Why does a movie made for a mere $15 million, with a cast unknown in the West, a locale unfamiliar to Western eyes, and 1/3rd spoken in Hindi (not English) manage to sweep the Oscars. Yes it was a very well-made movie, but so were several of the other contenders.
Here is my take. In these challenging times when the most capitalist major country in the world is turning “socialist” without uttering the words, when we learn that leaders in business and economy mis-spoke and mis-directed ( remember the “mental recession” comment from former Senator Phil Gramm last July), Slumdog Millionaire is a breath of innocent fresh air. Here is a protagonist who is simple and not cynical. At a time when the graduates of top business schools have taken us the down the tubes, Slumdog is the perhaps the ultimate reality show; we can see the lot of someone whose life is definitely worse than our own (as Western residents). Jamal takes a lot a sh*T (literally and figuratively) but goes on to inspire us. Slumdog is a movie for the times. It may not have done so well in good times. I am not surprised that it had early trouble getting a distributor. Thank God that Fox Searchlight had the vision to take the risk.
What about the impression of India that Slumdog creates? Many in India have are inflamed or at least embarrassed by the conditions of the slums as depicted in the movie. Well, dear reader, the residents of that Mumbai slum actually have life better than perhaps 700 million Indian who survive on a mere $2 per day. Most live in rural India. I travel to Mumbai often and most people who live there came from somewhere else. Even among the poorest Mumbai residents whom I have spoken to, I have never yet heard anyone tell me that they are sorry they moved there or that would be happy to move back to their home town or village.
India has now arrived on the world stage in all its glory, warts and everything. Sure Tata and Reliance are world-class Indian companies, each in their unique way. Sure Indian-born Laxmi Mittal is one of the richest men in the world. Sure the United States supported India is a unique nuclear power agreement that broke 36 years of nuclear isolation.
But as a free society, India is mature enough for the world to look at any aspect of its existence. Brutal movies such as The Godfather, Gangs of New York, and Chicago, did not make the world think more poorly of America. India need not apologize for the slums. I disagree with those that talk about Danny Boyle creating “poverty porn“. If you fly into Mumbai during the day, you can help noticing the slums of Dharavi as you land. If you spend any serious time in India, you can’t escape the evidend of the poverty and squalor. But things are getting better. Hiding them from Western eyes is not only impossible it i also counterproductive.

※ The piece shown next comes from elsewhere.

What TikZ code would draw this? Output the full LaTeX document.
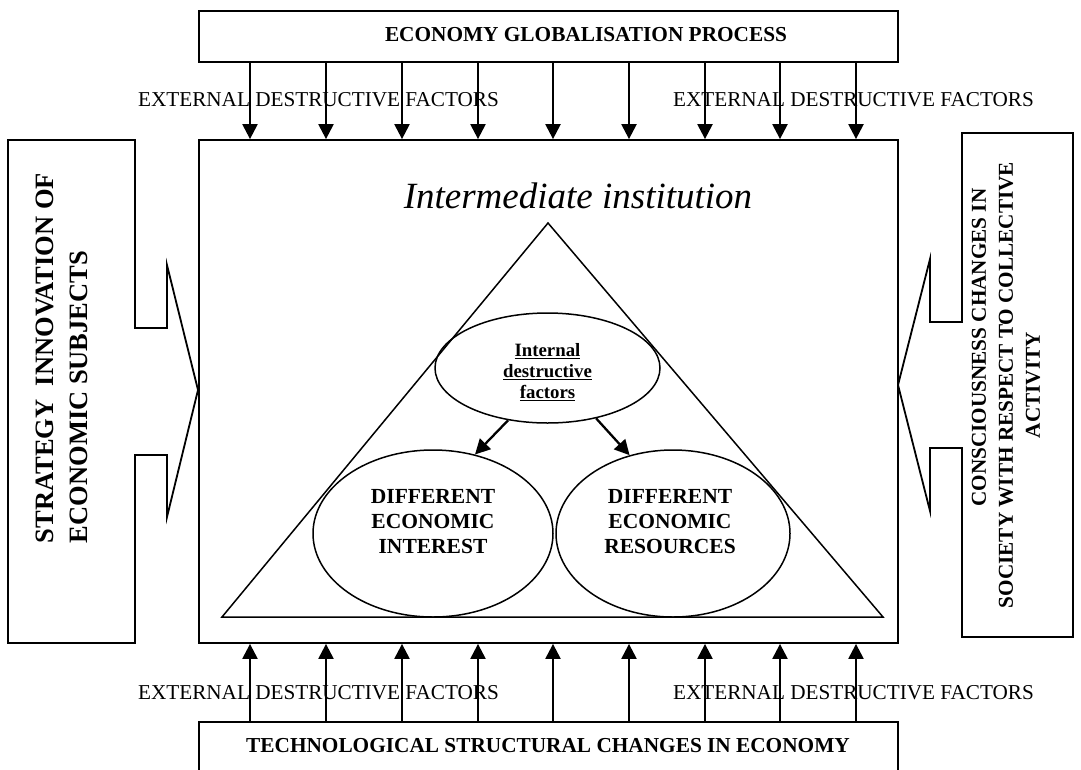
\documentclass[tikz,border=0pt]{standalone}
\usepackage{fontspec}
\setmainfont{Liberation Serif}
\usetikzlibrary{arrows.meta,shapes.geometric}
\begin{document}
\begin{tikzpicture}[x=1pt,y=-1pt,
  boxline/.style={draw,line width=1.8pt},
  rectbox/.style={draw,line width=1.8pt,rectangle,inner sep=0pt},
  extarrow/.style={line width=2.3pt,-{Triangle[width=15pt,length=15pt]}},
  inarrow/.style={line width=2.3pt,-{Triangle[width=15pt,length=15pt]}},
  oval/.style={draw,line width=1.5pt,ellipse,inner sep=0pt},
  exttext/.style={font=\fontsize{21.2}{25}\selectfont,anchor=base,inner sep=0pt},
  headtext/.style={font=\fontsize{21.3}{25}\selectfont\bfseries,anchor=base,inner sep=0pt},
  ovaltext/.style={font=\fontsize{21.5}{25}\selectfont\bfseries,align=center,inner sep=0pt},
]
\useasboundingbox (0,0) rectangle (1081,769);

% boxes
\node[rectbox,minimum width=699pt,minimum height=51pt] (topbox) at (548.5,36.5) {};
\node[rectbox,minimum width=699pt,minimum height=503pt] (mainbox) at (548.5,391.5) {};
\node[rectbox,minimum width=699pt,minimum height=60pt] (botbox) at (548.5,752) {};

% box texts
\node[headtext] (toptxt) at (586,41.7) {ECONOMY GLOBALISATION PROCESS};
\node[headtext] (bottxt) at (548,752) {TECHNOLOGICAL STRUCTURAL CHANGES IN ECONOMY};

% external factor labels
\node[exttext] (ext1) at (318.5,106) {EXTERNAL DESTRUCTIVE FACTORS};
\node[exttext] (ext2) at (853.5,106) {EXTERNAL DESTRUCTIVE FACTORS};
\node[exttext] (ext3) at (318.5,699) {EXTERNAL DESTRUCTIVE FACTORS};
\node[exttext] (ext4) at (853.5,699) {EXTERNAL DESTRUCTIVE FACTORS};

% arrows top and bottom
\foreach \x in {250,326,402,478,553,629,705,780,856}{
  \draw[extarrow] ([xshift=\x pt-548.5pt]topbox.south) -- ([xshift=\x pt-548.5pt]mainbox.north);
  \draw[extarrow] ([xshift=\x pt-548.5pt]botbox.north) -- ([xshift=\x pt-548.5pt]mainbox.south);
}

% left callout
\coordinate (ltip) at (198,390);
\draw[boxline,line join=miter] (135,328) -- (135,140) -- (8,140) -- (8,643) -- (135,643) -- (135,455)
  -- (167,455) -- (167,517) -- (ltip) -- (167,265) -- (167,328) -- cycle;
\node[font=\fontsize{26.5}{34}\selectfont\bfseries,rotate=90,align=left,inner sep=0pt] (lefttxt) at (62,358)
  {STRATEGY\ \ INNOVATION OF\\ ECONOMIC SUBJECTS};

% right callout
\coordinate (rtip) at (898,385);
\draw[boxline,line join=miter] (962,322) -- (962,133) -- (1073,133) -- (1073,637) -- (962,637) -- (962,448)
  -- (930,448) -- (930,511) -- (rtip) -- (930,259) -- (930,322) -- cycle;
\node[font=\fontsize{21.2}{27}\selectfont\bfseries,rotate=90,align=center,inner sep=0pt] (righttxt) at (1006,385)
  {\hspace*{75pt}CONSCIOUSNESS CHANGES IN\\ SOCIETY WITH RESPECT TO COLLECTIVE\\ ACTIVITY};

% title
\node[font=\fontsize{37}{40}\selectfont\itshape,anchor=base,inner sep=0pt] (title) at (578,208) {Intermediate institution};

% triangle
\coordinate (apex) at (548,223);
\coordinate (bl) at (222,617);
\coordinate (br) at (883,617);
\draw[line width=1.5pt] (apex) -- (br) -- (bl) -- cycle;

% ellipses
\node[oval,minimum width=225pt,minimum height=110pt] (itop) at (547.5,368) {};
\node[font=\fontsize{18.8}{21}\selectfont\bfseries,align=center,inner sep=0pt] (itoptxt) at (547.5,372)
  {\underline{Internal}\\ \underline{destructive}\\ \underline{factors}};
\node[oval,minimum width=240pt,minimum height=167pt] (ileft) at (433,533.5) {};
\node[oval,minimum width=234pt,minimum height=167pt] (iright) at (673,533.5) {};
\node[ovaltext] (ilefttxt) at (433,522) {DIFFERENT\\ ECONOMIC\\ INTEREST};
\node[ovaltext] (irighttxt) at (670,522) {DIFFERENT\\ ECONOMIC\\ RESOURCES};

\draw[inarrow] (itop.233) -- (ileft.62);
\draw[inarrow] (itop.314) -- (iright.119);
\end{tikzpicture}
\end{document}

My company publishes a newsletter about international trade with India/China called “Globalization is Great”. Slumdog is the a triumph of globalization. Brits and Indian working together create a movie distributed by an American studio. It is a triumph of religious integration. AR Rahman, who won two Oscar the music and songs in the movie, was born a Hindu but converted to Islam. The female lead, Freida Pinto is Christian (in a country where just 2% of the population follows that religion). The film is distinctly British in its flavor, as 1983 Best Picture winner Gandhi was. But it does not talk down to India, the former British colony.
I am all for Slumdog and am happy that it won all the awards that it did win.